> [INSTRUCTIONS TO FOLLOW]:
Retype the data exactly, from its first line to the line containing "const bubbleRightText = ['Eigen", including both, and skip any picture.
>> start COLLECTED DATA
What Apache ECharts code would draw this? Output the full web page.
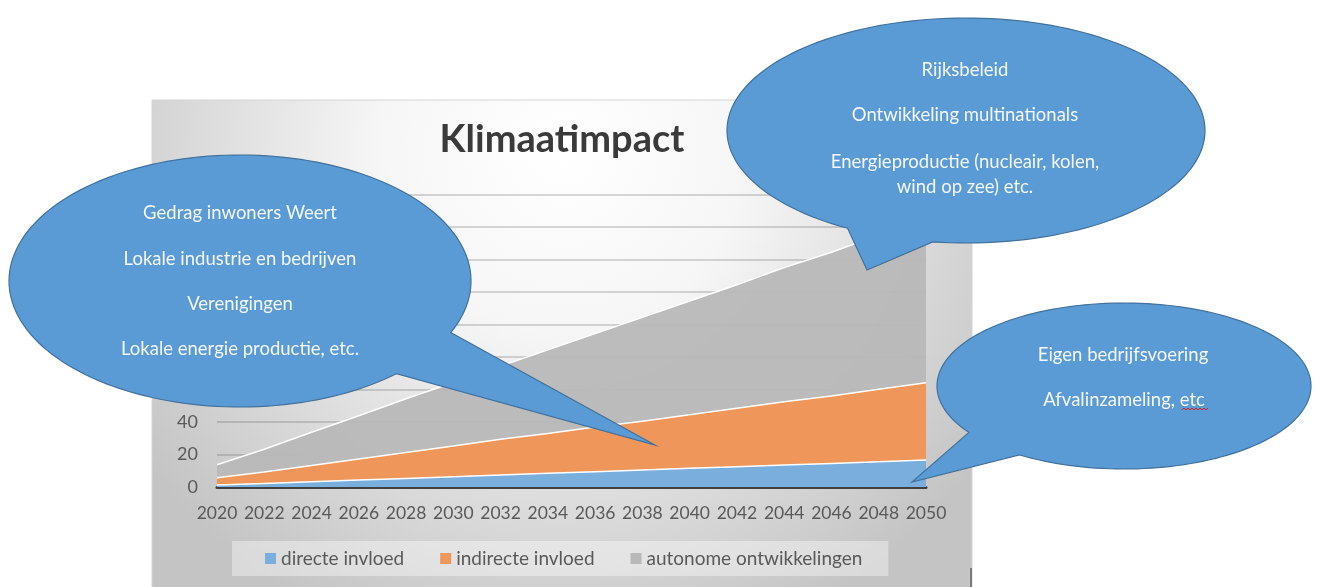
<!DOCTYPE html>
<html>
<head>
<meta charset="utf-8">
<script src="https://cdn.jsdelivr.net/npm/echarts@6/dist/echarts.min.js"></script>
<style>
html,body{margin:0;padding:0;background:#fff;}
#chart{width:1317px;height:587px;}
</style>
</head>
<body>
<div id="chart"></div>
<script>
// ---- data ----
const years = ['2020','2022','2024','2026','2028','2030','2032','2034','2036','2038','2040','2042','2044','2046','2048','2050'];
const directeInvloed = [1.2, 2.2, 3.2, 4.3, 5.3, 6.3, 7.4, 8.4, 9.4, 10.4, 11.5, 12.5, 13.5, 14.5, 15.6, 16.6];
const indirecteInvloed = [4.5, 7, 10, 13, 16, 19, 22, 24.5, 27.5, 30, 33, 36, 39, 41.5, 44.5, 47.5];
const autonomeOntwikkelingen = [8, 14, 20.5, 26.5, 33, 39, 45, 51.5, 57.5, 64, 70, 76, 82.5, 88.5, 95, 101];
const seriesNames = ['directe invloed', 'indirecte invloed', 'autonome ontwikkelingen'];
const chartTitle = 'Klimaatimpact';
const bubbleLeftText = ['Gedrag inwoners Weert', 'Lokale industrie en bedrijven', 'Verenigingen', 'Lokale energie productie, etc.'];
const bubbleTopText = ['Rijksbeleid', 'Ontwikkeling multinationals', 'Energieproductie (nucleair, kolen,', 'wind op zee) etc.'];
const bubbleRightText = ['Eigen bedrijfsvoering', 'Afvalinzameling, etc'];

// ---- helpers ----
function bubblePoints(cx, cy, rx, ry, a1, a2, tip) {
  const pts = [];
  const n = 160;
  for (let i = 0; i <= n; i++) {
    const a = (a1 + (a2 - a1) * i / n) * Math.PI / 180;
    pts.push([cx + rx * Math.cos(a), cy + ry * Math.sin(a)]);
  }
  pts.push(tip);
  return pts;
}
const bubbleFill = '#5b9bd5';
const bubbleStroke = '#41719c';
const FONT = 'Lato, "Open Sans", sans-serif';
function bubble(pts) {
  return { type: 'polygon', z: 100, shape: { points: pts }, style: { fill: bubbleFill, stroke: bubbleStroke, lineWidth: 1.2 } };
}
function label(text, x, y) {
  return { type: 'text', z: 101, x: x, y: y, style: { text: text, fill: '#f4f7fb', font: '18.5px ' + FONT, textAlign: 'center', textVerticalAlign: 'middle' } };
}

const graphics = [
  { type: 'rect', z: -10, shape: { x: 152, y: 100, width: 820, height: 500 },
    style: { fill: new echarts.graphic.RadialGradient(562, 150, 520, [
      { offset: 0, color: '#ffffff' }, { offset: 0.35, color: '#f6f6f6' },
      { offset: 0.8, color: '#d3d3d3' }, { offset: 1, color: '#c4c4c4' }], true),
      stroke: '#d4d4d4', lineWidth: 1 } },
  { type: 'line', z: -9, shape: { x1: 971, y1: 568, x2: 971, y2: 587 }, style: { stroke: '#7a7a7a', lineWidth: 2 } },
  bubble(bubblePoints(240, 281, 231, 126, 47.4, 384.2, [655, 445])),
  bubble(bubblePoints(966, 130.5, 239, 112.5, 119.7, 458, [867, 270])),
  bubble(bubblePoints(1124, 386, 187, 83, 146, 484, [912, 482])),
  label(bubbleLeftText[0], 240, 213),
  label(bubbleLeftText[1], 240, 259),
  label(bubbleLeftText[2], 240, 304),
  label(bubbleLeftText[3], 240, 349),
  label(bubbleTopText[0], 965, 70),
  label(bubbleTopText[1], 965, 115),
  label(bubbleTopText[2], 965, 162),
  label(bubbleTopText[3], 965, 187),
  label(bubbleRightText[0], 1123, 355),
  label(bubbleRightText[1], 1124, 400),
  { type: 'polyline', z: 102, shape: { points: [[1182,410],[1184,408],[1186,410],[1188,408],[1190,410],[1192,408],[1194,410],[1196,408],[1198,410],[1200,408],[1202,410],[1204,408],[1206,410],[1208,408]] },
    style: { stroke: '#d32020', lineWidth: 1, fill: null } }
];

const chart = echarts.init(document.getElementById('chart'), null, { renderer: 'canvas' });
chart.setOption({
  backgroundColor: '#ffffff',
  animation: false,
  title: {
    text: chartTitle, left: 562, top: 121, padding: 0, textAlign: 'center',
    textStyle: { fontFamily: FONT, fontWeight: 'bold', fontSize: 38, color: '#3a3a3a' }
  },
  legend: {
    data: seriesNames, left: 232, top: 541, padding: [8, 26, 8, 33], itemGap: 36,
    itemWidth: 11, itemHeight: 11, icon: 'rect',
    backgroundColor: 'rgba(255,255,255,0.38)',
    textStyle: { fontFamily: FONT, fontSize: 19, color: '#595959' }
  },
  grid: { left: 217, right: 391, top: 194.5, bottom: 100, containLabel: false },
  xAxis: {
    type: 'category', data: years, boundaryGap: false,
    axisLine: { lineStyle: { color: '#404040', width: 3 } },
    axisTick: { show: false },
    axisLabel: { interval: 0, hideOverlap: false, fontFamily: FONT, fontSize: 17.5, color: '#595959', margin: 17 }
  },
  yAxis: {
    type: 'value', min: 0, max: 180, interval: 20,
    axisLine: { show: false }, axisTick: { show: false },
    axisLabel: { fontFamily: FONT, fontSize: 18, color: '#595959', margin: 19 },
    splitLine: { lineStyle: { color: 'rgba(80,80,80,0.3)', width: 1.5 } }
  },
  series: [
    { name: seriesNames[0], type: 'line', stack: 'total', data: directeInvloed, symbol: 'none',
      itemStyle: { color: '#7aaedd' }, lineStyle: { color: '#ffffff', width: 1.5 },
      areaStyle: { color: '#7aaedd', opacity: 1 } },
    { name: seriesNames[1], type: 'line', stack: 'total', data: indirecteInvloed, symbol: 'none',
      itemStyle: { color: '#ef965a' }, lineStyle: { color: '#ffffff', width: 1.5 },
      areaStyle: { color: '#ef965a', opacity: 1 } },
    { name: seriesNames[2], type: 'line', stack: 'total', data: autonomeOntwikkelingen, symbol: 'none',
      itemStyle: { color: '#b8b8b8' }, lineStyle: { color: '#ffffff', width: 1.5 },
      areaStyle: { color: '#b8b8b8', opacity: 0.95 } }
  ],
  graphic: graphics
});
</script>
</body>
</html>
>> end COLLECTED DATA
> [THE SOLUTION]:
What Apache ECharts code would draw this? Output the full web page.
<!DOCTYPE html>
<html>
<head>
<meta charset="utf-8">
<script src="https://cdn.jsdelivr.net/npm/echarts@6/dist/echarts.min.js"></script>
<style>
html,body{margin:0;padding:0;background:#fff;}
#chart{width:1317px;height:587px;}
</style>
</head>
<body>
<div id="chart"></div>
<script>
// ---- data ----
const years = ['2020','2022','2024','2026','2028','2030','2032','2034','2036','2038','2040','2042','2044','2046','2048','2050'];
const directeInvloed = [1.2, 2.2, 3.2, 4.3, 5.3, 6.3, 7.4, 8.4, 9.4, 10.4, 11.5, 12.5, 13.5, 14.5, 15.6, 16.6];
const indirecteInvloed = [4.5, 7, 10, 13, 16, 19, 22, 24.5, 27.5, 30, 33, 36, 39, 41.5, 44.5, 47.5];
const autonomeOntwikkelingen = [8, 14, 20.5, 26.5, 33, 39, 45, 51.5, 57.5, 64, 70, 76, 82.5, 88.5, 95, 101];
const seriesNames = ['directe invloed', 'indirecte invloed', 'autonome ontwikkelingen'];
const chartTitle = 'Klimaatimpact';
const bubbleLeftText = ['Gedrag inwoners Weert', 'Lokale industrie en bedrijven', 'Verenigingen', 'Lokale energie productie, etc.'];
const bubbleTopText = ['Rijksbeleid', 'Ontwikkeling multinationals', 'Energieproductie (nucleair, kolen,', 'wind op zee) etc.'];
const bubbleRightText = ['Eigen bedrijfsvoering', 'Afvalinzameling, etc'];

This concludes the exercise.